Greece's international lenders have agreed to reduce Greece´s debt by €40 billion, reducing it to 124 per cent of GDP by 2020. The original goal had been 120 per cent of GDP.

The long-awaited decision came at the third meeting of eurozone finance ministers, who have been trying to hammer out the deal to release the next tranche of the bailout for Greece, which was starving for months without bailout financing.                              

After a 13-hour meeting, the European Commission and the IMF have announced that they will be in a position to re-start the payout of €43.7 billion in loans to Greece beginning December 13.

Mario Draghi, President of the European Central Bank, welcomed the agreement, saying, “it will certainly reduce the uncertainty and strengthen confidence in Europe and in Greece.”

"This is not just about money," said Jean-Claude Juncker, head of the Eurogroup of finance ministers. "It is the promise of a better future for the Greek people and for the euro area as a whole."

The first "troika" bailout package for debt-ridden Greece totaled €110 billion and was granted in May 2011, when international creditors created a rescue program for the country.

The second €130-billion bailout deal was ratified in February 2012, when private holders of governmental bonds agreed to take a 53.5 per cent haircut on their holdings.

Comments (1)

Danaos (unregistered) 27.11.2012 09:08

Evidently the anxiety is on the EU and IMF side, not on the Greek one. Greek economy has collapsed since 2009 (in reality back in 1989 due to 8 years of strict rule of the EEC rules - sustained for 20 years by the EEC-then turned-EU). As soon as Greece tried to do something different (in the period 2004-2008), i.e. opening talks with Chinese, signing for Russian gas, opening up ports, the EU and IMF (i.e. US and Britain) rushed in to provoke successively, fires, murders of political, religious and military people, either by accident or by induced rapid-cancer (even the Greek archbishop was murdered that way - judged too nationalist, too Russo-phile), riots and then given the forced rise of PASOK under US-man Papandreou, the crisis which brought Greece, under the careful planning of Papandreou under the EU-IMF.
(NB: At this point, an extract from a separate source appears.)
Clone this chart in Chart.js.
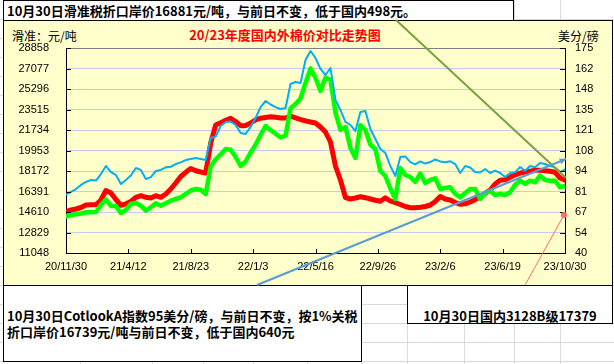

The whole idea is to sustain the country totally dependent and in a prolonged if not permanent way. For Greece there is not a lot of space. Either out and faced with EU expulsion and war (US will mathematically attack Greece - it won't be the first time, happened in 1974 and indirectly throughout...). The only fear is of Greece breaking loose and switching to a pro-Russian stance. No matter if this scenario is distant, since Greece even it was not afraid of the US backlash it cannot count on Russia (Russia was never a serious partner assuming full responsibility in Greece, this dates back to the 18th century when Russia was keeping letting down Greece with disastrous results), still the US and Europe have taken extreme measures to lock Greece in its current position. Still it is them who are most anxious - which can only be tragi-comic.